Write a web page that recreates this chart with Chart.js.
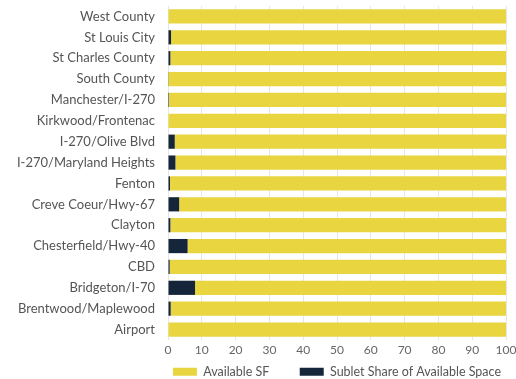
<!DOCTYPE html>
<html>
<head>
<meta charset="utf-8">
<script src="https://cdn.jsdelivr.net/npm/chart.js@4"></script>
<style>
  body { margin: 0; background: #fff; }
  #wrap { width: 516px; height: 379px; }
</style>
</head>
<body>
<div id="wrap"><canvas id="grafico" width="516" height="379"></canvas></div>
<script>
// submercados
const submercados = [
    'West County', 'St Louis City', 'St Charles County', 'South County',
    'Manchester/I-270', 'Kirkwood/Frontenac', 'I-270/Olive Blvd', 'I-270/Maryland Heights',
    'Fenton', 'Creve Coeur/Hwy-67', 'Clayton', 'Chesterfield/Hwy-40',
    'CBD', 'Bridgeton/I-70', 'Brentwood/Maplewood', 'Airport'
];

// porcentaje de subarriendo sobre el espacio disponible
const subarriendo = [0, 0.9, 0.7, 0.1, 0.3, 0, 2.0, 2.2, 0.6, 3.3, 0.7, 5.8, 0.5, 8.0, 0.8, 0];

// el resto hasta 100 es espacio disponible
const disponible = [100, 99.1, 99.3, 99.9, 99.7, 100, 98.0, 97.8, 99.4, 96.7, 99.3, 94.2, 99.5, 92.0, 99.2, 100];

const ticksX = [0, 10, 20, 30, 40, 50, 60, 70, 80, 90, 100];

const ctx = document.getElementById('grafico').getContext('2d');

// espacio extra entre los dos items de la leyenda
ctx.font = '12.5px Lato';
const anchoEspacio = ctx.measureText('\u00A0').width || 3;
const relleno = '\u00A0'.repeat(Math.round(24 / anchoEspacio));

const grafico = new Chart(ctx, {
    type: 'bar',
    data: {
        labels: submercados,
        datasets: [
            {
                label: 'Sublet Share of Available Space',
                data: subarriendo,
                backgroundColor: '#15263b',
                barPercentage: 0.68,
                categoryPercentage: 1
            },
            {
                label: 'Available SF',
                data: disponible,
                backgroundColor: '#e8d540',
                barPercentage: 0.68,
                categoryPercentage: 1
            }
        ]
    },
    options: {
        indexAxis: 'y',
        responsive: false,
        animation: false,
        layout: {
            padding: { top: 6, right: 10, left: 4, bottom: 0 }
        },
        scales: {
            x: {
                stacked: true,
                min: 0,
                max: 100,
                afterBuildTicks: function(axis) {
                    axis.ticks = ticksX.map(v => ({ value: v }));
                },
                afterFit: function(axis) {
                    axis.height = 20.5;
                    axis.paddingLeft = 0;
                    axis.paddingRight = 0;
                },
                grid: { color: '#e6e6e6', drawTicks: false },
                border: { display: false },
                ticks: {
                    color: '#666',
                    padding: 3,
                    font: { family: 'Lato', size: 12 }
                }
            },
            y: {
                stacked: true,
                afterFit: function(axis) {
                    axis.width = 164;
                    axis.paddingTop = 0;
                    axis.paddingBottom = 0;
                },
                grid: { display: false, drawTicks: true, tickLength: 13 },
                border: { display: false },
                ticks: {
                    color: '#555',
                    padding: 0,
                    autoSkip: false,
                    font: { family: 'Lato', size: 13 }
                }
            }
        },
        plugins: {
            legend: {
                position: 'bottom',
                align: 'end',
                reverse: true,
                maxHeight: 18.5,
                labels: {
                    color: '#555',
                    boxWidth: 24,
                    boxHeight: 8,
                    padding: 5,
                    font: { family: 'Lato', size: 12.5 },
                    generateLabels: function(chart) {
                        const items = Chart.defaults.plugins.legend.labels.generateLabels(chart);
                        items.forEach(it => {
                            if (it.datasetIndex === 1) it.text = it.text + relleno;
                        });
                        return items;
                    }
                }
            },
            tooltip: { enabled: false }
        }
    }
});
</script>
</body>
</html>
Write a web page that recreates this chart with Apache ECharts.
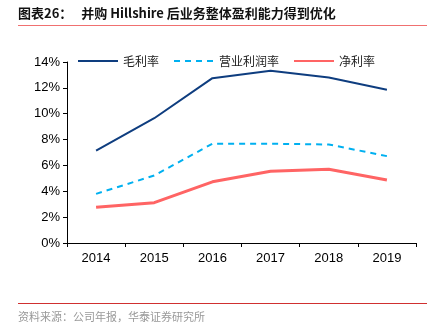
****
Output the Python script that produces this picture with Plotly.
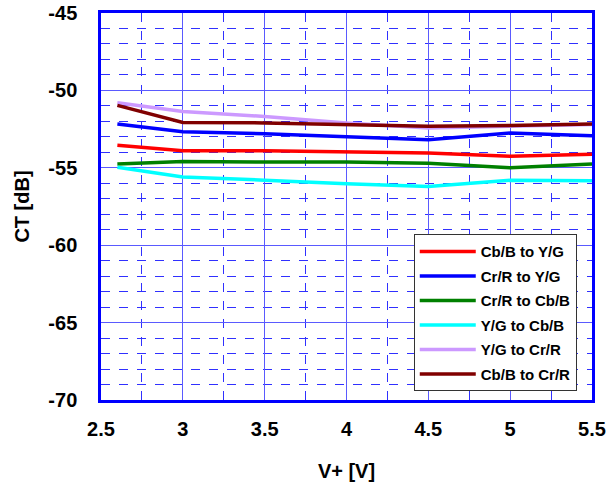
****
The first line to give again is the one with "Write a web page that recreates this chart with Chart.js.", and the last is the one with "8.0, 0.8, 0];". Repeat them and everything between exactly, minus the pictures.

=== EXERCISE ANSWER ===
Write a web page that recreates this chart with Chart.js.
<!DOCTYPE html>
<html>
<head>
<meta charset="utf-8">
<script src="https://cdn.jsdelivr.net/npm/chart.js@4"></script>
<style>
  body { margin: 0; background: #fff; }
  #wrap { width: 516px; height: 379px; }
</style>
</head>
<body>
<div id="wrap"><canvas id="grafico" width="516" height="379"></canvas></div>
<script>
// submercados
const submercados = [
    'West County', 'St Louis City', 'St Charles County', 'South County',
    'Manchester/I-270', 'Kirkwood/Frontenac', 'I-270/Olive Blvd', 'I-270/Maryland Heights',
    'Fenton', 'Creve Coeur/Hwy-67', 'Clayton', 'Chesterfield/Hwy-40',
    'CBD', 'Bridgeton/I-70', 'Brentwood/Maplewood', 'Airport'
];

// porcentaje de subarriendo sobre el espacio disponible
const subarriendo = [0, 0.9, 0.7, 0.1, 0.3, 0, 2.0, 2.2, 0.6, 3.3, 0.7, 5.8, 0.5, 8.0, 0.8, 0];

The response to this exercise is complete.